■ Task requirements ■
Each line in the material below, starting at the one with "Output the Python" and ending at the one with "x = list(range(len(months)))", is to be reproduced exactly; no picture is to be copied.
[Start Input data]
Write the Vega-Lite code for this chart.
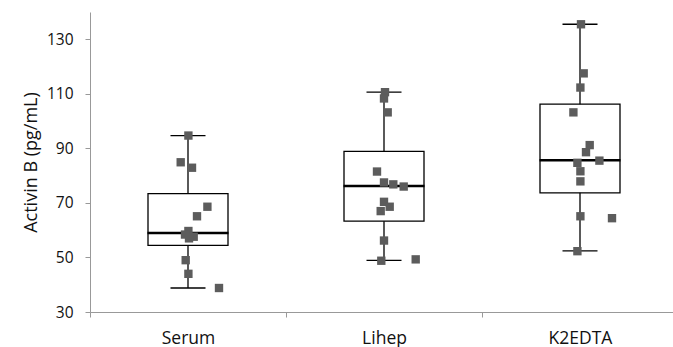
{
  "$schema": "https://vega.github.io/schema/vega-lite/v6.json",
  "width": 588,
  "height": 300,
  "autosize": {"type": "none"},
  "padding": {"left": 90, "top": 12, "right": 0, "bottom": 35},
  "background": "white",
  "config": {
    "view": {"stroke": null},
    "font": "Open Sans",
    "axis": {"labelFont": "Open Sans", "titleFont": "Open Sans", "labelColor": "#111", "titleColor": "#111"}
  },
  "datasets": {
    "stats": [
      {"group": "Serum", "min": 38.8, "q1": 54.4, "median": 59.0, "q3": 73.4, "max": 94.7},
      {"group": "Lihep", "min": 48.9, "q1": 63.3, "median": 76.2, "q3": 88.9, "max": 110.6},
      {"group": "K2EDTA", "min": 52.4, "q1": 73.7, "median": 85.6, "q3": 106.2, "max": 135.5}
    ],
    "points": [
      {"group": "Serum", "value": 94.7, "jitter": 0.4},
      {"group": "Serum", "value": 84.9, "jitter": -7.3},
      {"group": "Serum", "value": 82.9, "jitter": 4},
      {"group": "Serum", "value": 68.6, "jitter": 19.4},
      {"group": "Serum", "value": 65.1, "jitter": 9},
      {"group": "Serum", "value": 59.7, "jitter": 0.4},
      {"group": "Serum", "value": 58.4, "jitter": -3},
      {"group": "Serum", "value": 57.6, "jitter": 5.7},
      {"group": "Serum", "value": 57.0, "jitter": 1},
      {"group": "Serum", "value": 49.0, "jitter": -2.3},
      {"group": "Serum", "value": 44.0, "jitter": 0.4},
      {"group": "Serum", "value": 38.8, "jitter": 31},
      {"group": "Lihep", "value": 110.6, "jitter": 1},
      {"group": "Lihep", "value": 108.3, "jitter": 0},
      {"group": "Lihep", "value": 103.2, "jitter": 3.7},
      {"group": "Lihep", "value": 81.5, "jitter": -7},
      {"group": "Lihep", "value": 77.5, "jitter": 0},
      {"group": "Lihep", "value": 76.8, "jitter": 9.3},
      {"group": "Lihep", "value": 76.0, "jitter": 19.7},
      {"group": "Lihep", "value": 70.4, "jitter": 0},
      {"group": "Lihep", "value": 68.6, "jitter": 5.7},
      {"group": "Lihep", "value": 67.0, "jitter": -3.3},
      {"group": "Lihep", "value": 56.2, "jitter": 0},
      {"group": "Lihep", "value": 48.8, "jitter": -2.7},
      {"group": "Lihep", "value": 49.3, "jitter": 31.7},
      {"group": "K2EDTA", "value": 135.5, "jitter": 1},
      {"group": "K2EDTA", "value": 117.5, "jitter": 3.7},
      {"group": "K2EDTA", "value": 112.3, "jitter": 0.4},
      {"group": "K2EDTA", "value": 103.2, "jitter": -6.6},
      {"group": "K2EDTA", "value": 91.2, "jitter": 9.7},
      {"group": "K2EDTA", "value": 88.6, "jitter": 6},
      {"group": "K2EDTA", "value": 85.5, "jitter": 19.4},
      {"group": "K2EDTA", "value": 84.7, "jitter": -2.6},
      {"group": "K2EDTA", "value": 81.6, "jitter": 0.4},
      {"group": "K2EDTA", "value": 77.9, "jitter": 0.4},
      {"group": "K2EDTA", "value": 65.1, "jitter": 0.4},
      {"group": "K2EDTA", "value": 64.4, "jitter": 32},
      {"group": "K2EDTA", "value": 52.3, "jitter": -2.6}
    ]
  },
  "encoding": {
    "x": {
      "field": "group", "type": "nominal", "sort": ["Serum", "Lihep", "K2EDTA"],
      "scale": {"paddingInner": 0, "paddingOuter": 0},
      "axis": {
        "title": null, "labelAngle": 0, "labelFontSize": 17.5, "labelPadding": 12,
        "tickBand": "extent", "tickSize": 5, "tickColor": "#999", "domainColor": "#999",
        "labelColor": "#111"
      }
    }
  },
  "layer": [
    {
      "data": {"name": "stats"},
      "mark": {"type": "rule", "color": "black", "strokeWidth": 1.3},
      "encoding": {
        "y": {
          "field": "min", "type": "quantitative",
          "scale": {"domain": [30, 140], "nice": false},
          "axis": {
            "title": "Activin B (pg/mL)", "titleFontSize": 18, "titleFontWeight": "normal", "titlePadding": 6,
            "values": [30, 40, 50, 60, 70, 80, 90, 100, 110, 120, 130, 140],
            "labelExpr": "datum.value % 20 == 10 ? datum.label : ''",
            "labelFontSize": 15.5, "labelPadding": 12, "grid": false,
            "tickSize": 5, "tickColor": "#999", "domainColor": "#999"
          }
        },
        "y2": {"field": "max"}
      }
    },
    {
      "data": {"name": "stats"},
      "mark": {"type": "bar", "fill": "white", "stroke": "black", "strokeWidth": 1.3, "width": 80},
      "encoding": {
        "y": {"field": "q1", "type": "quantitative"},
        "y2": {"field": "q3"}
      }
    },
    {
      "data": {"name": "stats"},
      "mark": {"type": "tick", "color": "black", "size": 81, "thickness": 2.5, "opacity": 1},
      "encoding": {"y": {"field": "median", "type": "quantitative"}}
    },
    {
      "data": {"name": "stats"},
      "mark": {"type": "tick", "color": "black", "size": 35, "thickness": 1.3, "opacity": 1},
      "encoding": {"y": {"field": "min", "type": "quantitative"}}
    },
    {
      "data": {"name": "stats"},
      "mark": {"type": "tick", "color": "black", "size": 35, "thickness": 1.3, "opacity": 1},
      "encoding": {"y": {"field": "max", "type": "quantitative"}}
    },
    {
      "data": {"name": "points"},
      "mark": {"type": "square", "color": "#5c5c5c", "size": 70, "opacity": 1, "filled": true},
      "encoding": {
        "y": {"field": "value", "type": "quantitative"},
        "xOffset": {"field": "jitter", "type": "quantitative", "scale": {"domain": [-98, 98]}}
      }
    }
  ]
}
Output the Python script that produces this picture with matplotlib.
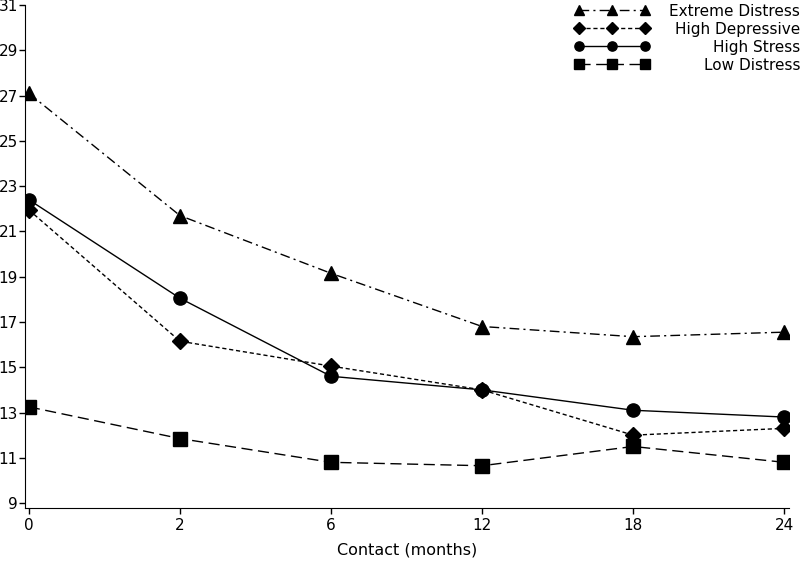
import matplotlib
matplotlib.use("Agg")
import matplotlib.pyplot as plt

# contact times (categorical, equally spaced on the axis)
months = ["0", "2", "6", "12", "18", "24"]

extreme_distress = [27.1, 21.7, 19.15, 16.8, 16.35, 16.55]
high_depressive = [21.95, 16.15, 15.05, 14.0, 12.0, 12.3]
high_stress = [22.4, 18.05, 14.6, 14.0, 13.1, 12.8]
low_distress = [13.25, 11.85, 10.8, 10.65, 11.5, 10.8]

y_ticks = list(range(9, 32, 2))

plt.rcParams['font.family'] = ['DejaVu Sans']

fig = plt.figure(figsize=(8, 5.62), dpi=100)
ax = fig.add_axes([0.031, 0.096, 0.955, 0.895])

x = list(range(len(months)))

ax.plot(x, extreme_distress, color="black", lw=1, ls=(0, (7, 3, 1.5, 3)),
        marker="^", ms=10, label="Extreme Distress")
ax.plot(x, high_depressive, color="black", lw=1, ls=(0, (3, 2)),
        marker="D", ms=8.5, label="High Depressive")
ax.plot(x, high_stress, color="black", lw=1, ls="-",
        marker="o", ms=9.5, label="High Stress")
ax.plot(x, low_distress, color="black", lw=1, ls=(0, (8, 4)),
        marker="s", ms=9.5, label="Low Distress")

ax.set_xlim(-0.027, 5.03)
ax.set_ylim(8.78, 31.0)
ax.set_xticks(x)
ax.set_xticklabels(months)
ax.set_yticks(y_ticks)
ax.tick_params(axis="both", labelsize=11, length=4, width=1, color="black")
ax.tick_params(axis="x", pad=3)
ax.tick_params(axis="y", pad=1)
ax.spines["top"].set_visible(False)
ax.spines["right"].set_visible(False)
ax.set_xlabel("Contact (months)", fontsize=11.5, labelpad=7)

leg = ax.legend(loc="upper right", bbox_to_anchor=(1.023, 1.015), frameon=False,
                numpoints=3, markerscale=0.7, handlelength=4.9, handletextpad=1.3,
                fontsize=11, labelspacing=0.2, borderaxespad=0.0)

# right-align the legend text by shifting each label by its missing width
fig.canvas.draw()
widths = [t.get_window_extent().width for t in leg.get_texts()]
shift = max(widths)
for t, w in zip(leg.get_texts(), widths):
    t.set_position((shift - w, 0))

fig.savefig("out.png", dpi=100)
[End Input data]
■ Exercise solution ■
Output the Python script that produces this picture with matplotlib.
import matplotlib
matplotlib.use("Agg")
import matplotlib.pyplot as plt

# contact times (categorical, equally spaced on the axis)
months = ["0", "2", "6", "12", "18", "24"]

extreme_distress = [27.1, 21.7, 19.15, 16.8, 16.35, 16.55]
high_depressive = [21.95, 16.15, 15.05, 14.0, 12.0, 12.3]
high_stress = [22.4, 18.05, 14.6, 14.0, 13.1, 12.8]
low_distress = [13.25, 11.85, 10.8, 10.65, 11.5, 10.8]

y_ticks = list(range(9, 32, 2))

plt.rcParams['font.family'] = ['DejaVu Sans']

fig = plt.figure(figsize=(8, 5.62), dpi=100)
ax = fig.add_axes([0.031, 0.096, 0.955, 0.895])

x = list(range(len(months)))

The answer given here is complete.